Para mi yo niña de entonces, la Singer de mi abuela estaba teñida de la magia de los cuentos. En aquella torre negra con algo afilado que subía, bajaba y sonaba como a truenos, vivía una princesa que nadie se atrevió nunca a rescatar. Pobrina. Era peligroso acercarse siquiera, así que me habían habilitado una sillita de enea donde me sentaban, bien lejos, y desde la que miraba el enorme trajín de tela, hilos y tijeras. Para aquellos entonces tenía yo cuatro años y la máquina se había quedado sola en la vieja casa de la abuela. La tía no tenía sitio para meterla en la suya, bastante había con que lo hubiera para la yaya, así que se hacía un peregrinaje curioso cada vez que era necesario «pasar algo a la máquina». A mí me encantaban esos viajes por la ciudad, del barrio nuevo de los tíos, al antiguo y céntrico de la abuelina.
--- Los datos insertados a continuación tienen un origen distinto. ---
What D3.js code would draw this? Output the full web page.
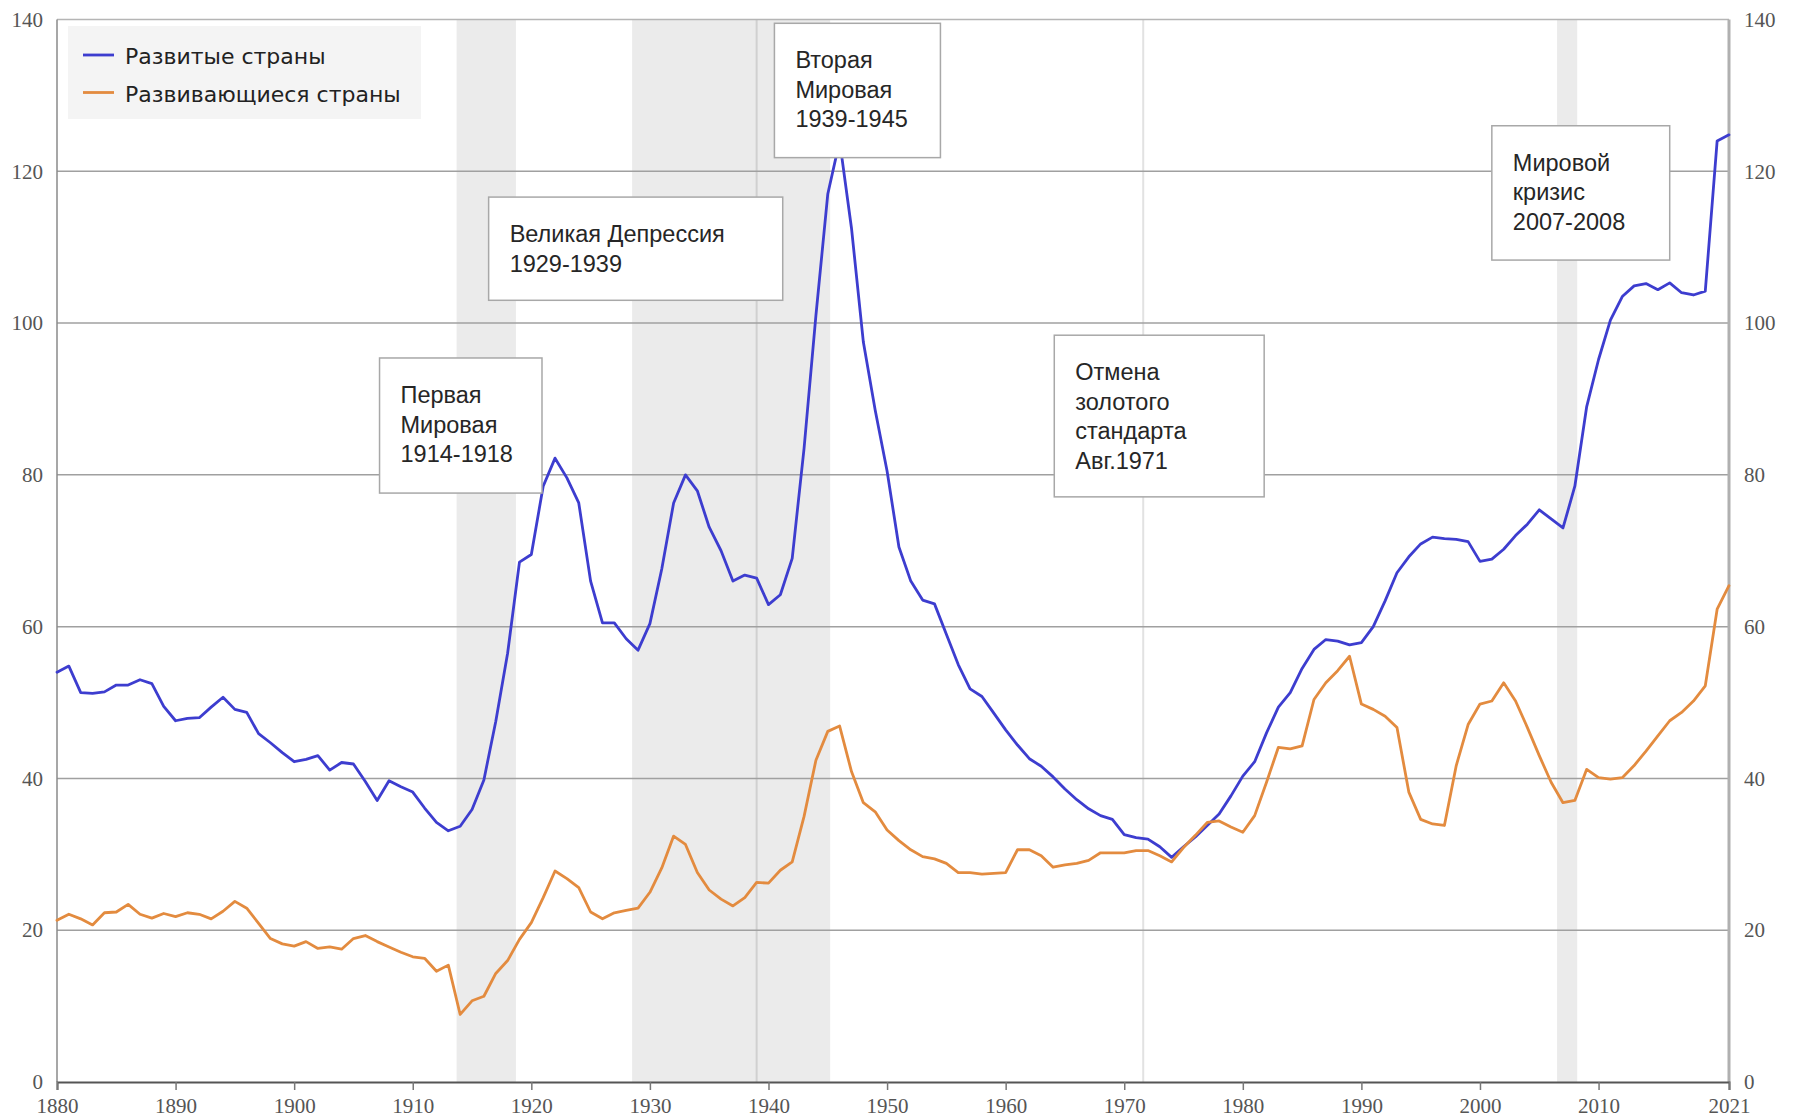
<!DOCTYPE html>
<html><head><meta charset="utf-8">
<script src="https://cdn.jsdelivr.net/npm/d3@7"></script>
<style>
html,body{margin:0;padding:0;background:#fff;}
svg{display:block;}
</style></head>
<body>
<svg id="chart" width="1797" height="1120"></svg>
<script>
// ---------- DATA ----------
const startYear = 1880;
const endYear = 2021;
const seriesNames = ["Развитые страны", "Развивающиеся страны"];
const developed = [
54.0,54.8,51.3,51.2,51.4,52.3,52.3,53.0,52.5,49.5,
47.6,47.9,48.0,49.4,50.7,49.1,48.7,45.9,44.7,43.4,
42.2,42.5,43.0,41.1,42.1,41.9,39.6,37.1,39.7,38.9,
38.2,36.1,34.2,33.1,33.7,35.9,39.8,47.5,56.5,68.5,
69.5,78.5,82.2,79.6,76.3,66.0,60.5,60.5,58.4,56.9,
60.4,67.6,76.3,80.0,77.9,73.1,70.0,66.0,66.8,66.4,
62.9,64.2,69.0,83.5,101.0,117.0,124.0,112.5,97.5,88.5,
80.5,70.5,66.0,63.5,63.0,59.0,55.0,51.8,50.8,48.6,
46.4,44.4,42.6,41.6,40.2,38.6,37.2,36.0,35.1,34.6,
32.6,32.2,32.0,31.0,29.6,31.0,32.3,33.8,35.3,37.7,
40.3,42.2,46.0,49.4,51.3,54.5,57.0,58.3,58.1,57.6,
57.9,60.0,63.4,67.1,69.2,70.9,71.8,71.6,71.5,71.2,
68.6,68.9,70.2,72.0,73.5,75.4,74.2,73.0,78.5,89.0,
95.2,100.4,103.5,104.9,105.2,104.4,105.3,104.0,103.7,104.2,
124.0,124.8];
const developing = [
21.3,22.1,21.5,20.7,22.3,22.4,23.4,22.1,21.6,22.2,
21.8,22.3,22.1,21.5,22.5,23.8,22.9,20.9,18.9,18.2,
17.9,18.5,17.6,17.8,17.5,18.9,19.3,18.5,17.8,17.1,
16.5,16.3,14.6,15.4,8.9,10.7,11.3,14.3,16.0,18.8,
21.0,24.3,27.8,26.8,25.6,22.4,21.5,22.3,22.6,22.9,
25.0,28.2,32.4,31.3,27.6,25.3,24.1,23.2,24.3,26.3,
26.2,27.9,29.0,35.0,42.4,46.2,46.9,40.9,36.8,35.6,
33.2,31.8,30.6,29.7,29.4,28.8,27.6,27.6,27.4,27.5,
27.6,30.6,30.6,29.8,28.3,28.6,28.8,29.2,30.2,30.2,
30.2,30.5,30.5,29.8,29.0,30.9,32.5,34.2,34.4,33.6,
32.9,35.1,39.5,44.1,43.9,44.3,50.4,52.6,54.2,56.1,
49.8,49.1,48.2,46.7,38.2,34.6,34.0,33.8,41.7,47.1,
49.8,50.2,52.6,50.2,46.7,43.0,39.5,36.8,37.1,41.2,
40.1,39.9,40.1,41.7,43.6,45.6,47.6,48.7,50.2,52.2,
62.3,65.4];
const xTickLabels = [1880,1890,1900,1910,1920,1930,1940,1950,1960,1970,1980,1990,2000,2010,2021];
const yTickLabels = [0,20,40,60,80,100,120,140];
const shadedPeriods = [[1913.7,1918.7],[1928.5,1945.2],[2006.5,2008.2]];
const markerYears = [1939.0, 1971.6];
const annotationTexts = [
  ["Первая","Мировая","1914-1918"],
  ["Великая Депрессия","1929-1939"],
  ["Вторая","Мировая","1939-1945"],
  ["Отмена","золотого","стандарта","Авг.1971"],
  ["Мировой","кризис","2007-2008"]
];
// box extents in data units: [yearLeft, yearRight, valueTop, valueBottom]
const annotationBoxes = [
  [1907.2,1920.9,95.4,77.6],
  [1916.4,1941.2,116.6,103.0],
  [1940.5,1954.5,139.5,121.8],
  [1964.1,1981.8,98.4,77.1],
  [2001.0,2016.0,126.0,108.3]
];

(function(){
// ---------- LAYOUT ----------
const mL = 57, mR = 1729, mT = 19.5, mB = 1082;
const colors = ["#3d3dcf", "#e38b3f"];

const svg = d3.select("#chart");
const years = d3.range(startYear, endYear + 1);
const x = d3.scaleLinear().domain([startYear, endYear]).range([mL, mR]);
const y = d3.scaleLinear().domain([0, 140]).range([mB, mT]);

// shaded periods
svg.append("g").selectAll("rect").data(shadedPeriods).join("rect")
  .attr("x", d => x(d[0])).attr("width", d => x(d[1]) - x(d[0]))
  .attr("y", mT).attr("height", mB - mT)
  .attr("fill", "#ebebeb");

// marker vertical lines
svg.append("g").selectAll("line").data(markerYears).join("line")
  .attr("x1", d => x(d)).attr("x2", d => x(d))
  .attr("y1", mT).attr("y2", mB)
  .attr("stroke", (d,i) => i === 0 ? "#d0d0d0" : "#e2e2e2")
  .attr("stroke-width", 2);

// gridlines
svg.append("g").selectAll("line").data(yTickLabels.filter(v => v > 0 && v < 140)).join("line")
  .attr("x1", mL).attr("x2", mR)
  .attr("y1", d => y(d)).attr("y2", d => y(d))
  .attr("stroke", "#a0a0a0").attr("stroke-width", 1.5);

// frame
svg.append("line").attr("x1", mL).attr("x2", mR).attr("y1", mT).attr("y2", mT)
  .attr("stroke", "#b5b5b5").attr("stroke-width", 1.5);
svg.append("line").attr("x1", mL).attr("x2", mL).attr("y1", mT).attr("y2", mB)
  .attr("stroke", "#8a8a8a").attr("stroke-width", 1.5);
svg.append("line").attr("x1", mR).attr("x2", mR).attr("y1", mT).attr("y2", mB)
  .attr("stroke", "#b0b0b0").attr("stroke-width", 3);

// tick label font: narrow sans
let tickFont = "Liberation Sans Narrow", tickSize = 21;
const probe = svg.append("text").attr("font-family", tickFont).attr("font-size", tickSize).text("1880");
if (probe.node().getComputedTextLength() > 46) { tickFont = "Liberation Sans"; tickSize = 18; }
probe.remove();
const styleTicks = g => g.selectAll("text").attr("font-family", tickFont)
  .attr("font-size", tickSize).attr("fill", "#555");

const yAxisL = d3.axisLeft(y).tickValues(yTickLabels).tickSize(0).tickPadding(14);
const gL = svg.append("g").attr("transform", `translate(${mL},0)`).call(yAxisL);
gL.select(".domain").remove();
styleTicks(gL);

const yAxisR = d3.axisRight(y).tickValues(yTickLabels).tickSize(0).tickPadding(15);
const gR = svg.append("g").attr("transform", `translate(${mR},0)`).call(yAxisR);
gR.select(".domain").remove();
styleTicks(gR);

const xAxis = d3.axisBottom(x).tickValues(xTickLabels).tickFormat(d3.format("d")).tickSize(8).tickPadding(8);
const gB = svg.append("g").attr("transform", `translate(0,${mB})`).call(xAxis);
gB.select(".domain").attr("stroke", "#555").attr("stroke-width", 2);
gB.selectAll(".tick line").attr("stroke", "#777").attr("stroke-width", 1.5);
styleTicks(gB);

// lines
const line = d3.line().x((d,i) => x(years[i])).y(d => y(d));
[developed, developing].forEach((s, i) => {
  svg.append("path").datum(s).attr("d", line)
    .attr("fill", "none").attr("stroke", colors[i]).attr("stroke-width", 2.8)
    .attr("stroke-linejoin", "round").attr("stroke-linecap", "round");
});

// annotation boxes
const ann = svg.append("g");
annotationBoxes.forEach((b, i) => {
  const bx = x(b[0]), bw = x(b[1]) - x(b[0]);
  const by = y(b[2]), bh = y(b[3]) - y(b[2]);
  ann.append("rect").attr("x", bx).attr("y", by).attr("width", bw).attr("height", bh)
    .attr("fill", "#fff").attr("stroke", "#a8a8a8").attr("stroke-width", 1.5);
  const t = ann.append("text").attr("font-family", "Liberation Sans, Arial, sans-serif")
    .attr("font-size", 23.5).attr("fill", "#262626");
  annotationTexts[i].forEach((ln, j) => {
    t.append("tspan").attr("x", bx + 21).attr("y", by + 45 + j * 29.6).text(ln);
  });
});

// legend
const lg = svg.append("g");
lg.append("rect").attr("x", 68).attr("y", 26).attr("width", 353).attr("height", 93).attr("fill", "#f4f4f4");
seriesNames.forEach((n, i) => {
  const ly = 55 + i * 37.5;
  lg.append("line").attr("x1", 83).attr("x2", 114).attr("y1", ly).attr("y2", ly)
    .attr("stroke", colors[i]).attr("stroke-width", 2.8);
  lg.append("text").attr("x", 125).attr("y", ly + 9).text(n)
    .attr("font-family", "DejaVu Sans").attr("font-size", 22).attr("fill", "#222");
});
})();
</script>
</body></html>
El día que me independicé descubrí los kilómetros de tela que necesitaba coser para las cortinas de la casa y decidí que no iba a hacerlo a mano. Podía haberme comprado una máquina eléctrica nueva, ahora lo pienso, aunque ni se me ocurrió. Me acordé solamente de la Singer arrumbada de mi ya muy anciana abuelita y le pedí permiso para traérmela a Madrid. Le pareció una idea estupenda, le dolía que nadie valorase aquel tesoro vital que la había ayudado tanto tiempo. Fue una fiesta ir a por ella y verla disfrutar explicándome cómo funcionaba.
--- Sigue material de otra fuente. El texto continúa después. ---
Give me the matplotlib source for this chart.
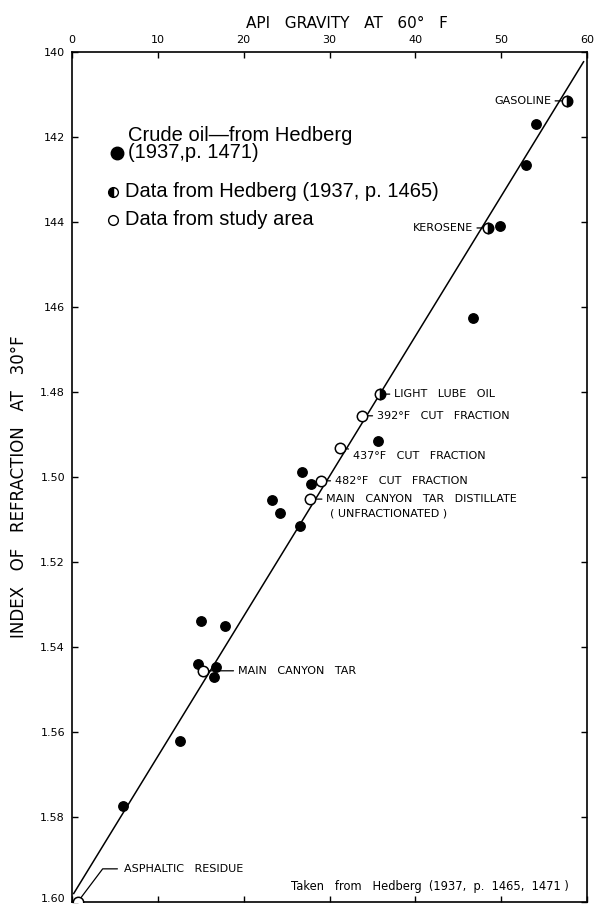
import numpy as np
import matplotlib.pyplot as plt
import matplotlib.transforms as mtransforms

# --- values ---
crude_api = [54.0, 52.9, 49.9, 46.7, 35.7, 26.8, 27.9, 23.3, 24.2, 26.6,
             15.0, 17.8, 14.7, 16.8, 16.6, 12.6, 5.9]
crude_nd = [1.4169, 1.4266, 1.4409, 1.4626, 1.4915, 1.4988, 1.5016, 1.5054, 1.5085, 1.5115,
            1.5339, 1.5351, 1.5440, 1.5448, 1.5471, 1.5621, 1.5774]

hedberg_names = ['GASOLINE', 'KEROSENE', 'LIGHT   LUBE   OIL']
hedberg_api = [57.7, 48.5, 35.9]
hedberg_nd = [1.4115, 1.4414, 1.4805]

study_names = ['392°F   CUT   FRACTION', '437°F   CUT   FRACTION', '482°F   CUT   FRACTION',
               'MAIN   CANYON   TAR   DISTILLATE', 'MAIN   CANYON   TAR', 'ASPHALTIC   RESIDUE']
study_api = [33.8, 31.2, 29.0, 27.7, 15.3, 0.7]
study_nd = [1.4856, 1.4932, 1.5009, 1.5052, 1.5456, 1.5999]

fit_api = [0.2, 59.6]
fit_nd = [1.598, 1.4023]

xticks = [0, 10, 20, 30, 40, 50, 60]
yticks = [1.40, 1.42, 1.44, 1.46, 1.48, 1.50, 1.52, 1.54, 1.56, 1.58, 1.60]
ytick_labels = ['140', '142', '144', '146', '1.48', '1.50', '1.52', '1.54', '1.56', '1.58', '1.60']

fig = plt.figure(figsize=(5.94, 9.06), dpi=100)
ax = fig.add_axes([72/594, 1-902/906, 515/594, 850/906])

ax.plot(fit_api, fit_nd, color='black', lw=1.1, zorder=1)
ax.plot(crude_api, crude_nd, 'o', ms=6.8, color='black', zorder=3)
ax.plot(hedberg_api, hedberg_nd, 'o', ms=7.5, fillstyle='right', markerfacecolor='black',
        markerfacecoloralt='white', markeredgecolor='black', mew=1.1, zorder=4)
ax.plot(study_api, study_nd, 'o', ms=7.5, markerfacecolor='white', markeredgecolor='black',
        mew=1.1, zorder=4)

ax.set_xlim(0, 60)
ax.set_ylim(1.60, 1.40)
ax.xaxis.tick_top()
ax.set_xticks(xticks)
ax.set_yticks(yticks)
ax.set_yticklabels(ytick_labels)
ax.tick_params(axis='both', direction='in', length=4, width=1, labelsize=8,
               top=True, bottom=True, left=True, right=True, pad=5)
ax.tick_params(axis='x', labelbottom=False, labeltop=True)
for s in ax.spines.values():
    s.set_linewidth(1.2)

# nudge the bottom label up a little so it stays inside the picture
last = ax.get_yticklabels()[-1]
last.set_transform(last.get_transform() + mtransforms.ScaledTranslation(0, 4/100, fig.dpi_scale_trans))

small = dict(fontsize=8, family='DejaVu Sans', va='center')
line = dict(arrowstyle='-', lw=0.9, color='black', shrinkA=1, shrinkB=0)

# labels next to the Hedberg points
ax.annotate(hedberg_names[0], xy=(hedberg_api[0], hedberg_nd[0]), xytext=(55.8, hedberg_nd[0]),
            ha='right', arrowprops=line, **small)
ax.annotate(hedberg_names[1], xy=(hedberg_api[1], hedberg_nd[1]), xytext=(46.7, hedberg_nd[1]),
            ha='right', arrowprops=line, **small)
ax.annotate(hedberg_names[2], xy=(hedberg_api[2], hedberg_nd[2]), xytext=(37.5, hedberg_nd[2]),
            ha='left', arrowprops=line, **small)

# study area labels
ax.annotate(study_names[0], xy=(study_api[0], study_nd[0]), xytext=(35.5, study_nd[0]),
            ha='left', arrowprops=line, **small)
ax.annotate(study_names[1], xy=(study_api[1], study_nd[1]), xytext=(32.7, 1.4951),
            ha='left', arrowprops=line, **small)
ax.annotate(study_names[2], xy=(study_api[2], study_nd[2]), xytext=(30.6, study_nd[2]),
            ha='left', arrowprops=line, **small)
ax.annotate(study_names[3], xy=(study_api[3], study_nd[3]), xytext=(29.6, study_nd[3]),
            ha='left', arrowprops=line, **small)
ax.text(30.0, 1.5085, '( UNFRACTIONATED )', ha='left', **small)
ax.annotate(study_names[4], xy=(study_api[4], study_nd[4]), xytext=(19.3, study_nd[4]),
            ha='left', arrowprops=line, **small)
ax.annotate(study_names[5], xy=(study_api[5], study_nd[5]), xytext=(6.1, 1.5922),
            ha='left', arrowprops=dict(arrowstyle='-', lw=0.9, color='black', shrinkA=3, shrinkB=3,
                                       connectionstyle='angle,angleA=0,angleB=53,rad=0'),
            **small)

ax.text(0.965, 0.011, 'Taken   from   Hedberg  (1937,  p.  1465,  1471 )', transform=ax.transAxes,
        ha='right', va='bottom', fontsize=8.3, family='DejaVu Sans')

# legend, drawn by hand
leg = dict(fontsize=14.5, family='Liberation Sans', va='center', transform=ax.transAxes)
ax.plot([0.0874], [0.8812], 'o', ms=9, color='black', transform=ax.transAxes, clip_on=False)
ax.text(0.1087, 0.9023, 'Crude oil\u2014from Hedberg', **leg)
ax.text(0.1087, 0.8812, '(1937,p. 1471)', **leg)
ax.plot([0.0796], [0.8353], 'o', ms=7, fillstyle='left', markerfacecolor='black',
        markerfacecoloralt='white', markeredgecolor='black', mew=1, transform=ax.transAxes)
ax.text(0.1029, 0.8353, 'Data from Hedberg (1937, p. 1465)', **leg)
ax.plot([0.0796], [0.8024], 'o', ms=7, markerfacecolor='white', markeredgecolor='black',
        mew=1, transform=ax.transAxes)
ax.text(0.1029, 0.8024, 'Data from study area', **leg)

fig.text(347/594, 1-24/906, 'API   GRAVITY   AT   60°   F', ha='center', va='center',
         fontsize=11, family='DejaVu Sans')
fig.text(19/594, 1-487/906, 'INDEX   OF   REFRACTION   AT   30°F', ha='center', va='center',
         rotation=90, fontsize=12, family='DejaVu Sans')

fig.savefig('out.png', dpi=100)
La Singer de mi abuela se compró en 1931, dice la factura. Y, por cierto, tuvieron que traerla desde la Gran Bretaña, era una máquina de importación. Negra y dorada, reposa o se esconde, alternativamente, en un mueble de madera oscura con dos cajones a cada lado y otro central, muy largo, que en lugar de abrirse, bascula sobre un eje. La conexión de la máquina con el pedal, de bamboleo, se hace con una fina tira de cuero que se pudede quitar y poner y que todavía aguanta operativa, es increíble. Está claro que antes las cosas se hacían para durar. Hay un número de serie en la base de la máquina y cuando lo busqué en los listados on-line de la casa Singer descubrí que era un modelo de 1928.
Dónde está ahora
La tengo en mi pequeño taller de costura, al lado de otra Singer moderna, electrónica y plasticosa, que muestra un diseño alargado, casi futurista, pero para nada tan hermoso como la de mi abuela. Sin embargo me viene muy bien para hacer canillas y zigzag y puntadas decorativas varias. Eso sí, cuando hay que coser algo duro, grueso o difícil, no hay nada como el ritmo magnífico de la máquina vieja. Y ningún pespunte a la vista es más bonito que el que ella hace.
Lo que supuso para tantas generaciones
Mi abuela no tuvo que ganarse la vida cosiendo, pero esa máquina la ayudó muchísimo y siempre me contaba que podría haber sido una importante fuente de sustento, como en tantas casas, si hubiera sido necesario, y que les salvó de mil y un avatares. Las telas almacenadas en los años previos, por ejemplo, surtieron a toda la familia de la ropa necesaria en los terribles y larguísimos meses de la guerra civil. Sobre todo a los niños, que crecían deprisa y rompían mucho o todo se les quedaba pequeño enseguida. Se reía contando lo guapos que terminaron todos, mayores y pequeños, a rayas, cuando ya solo le quedaba tela de hacer colchones. «Era dura y tiesa, así les duró más. Como para no aprovecharla. Ninguno se quejó.»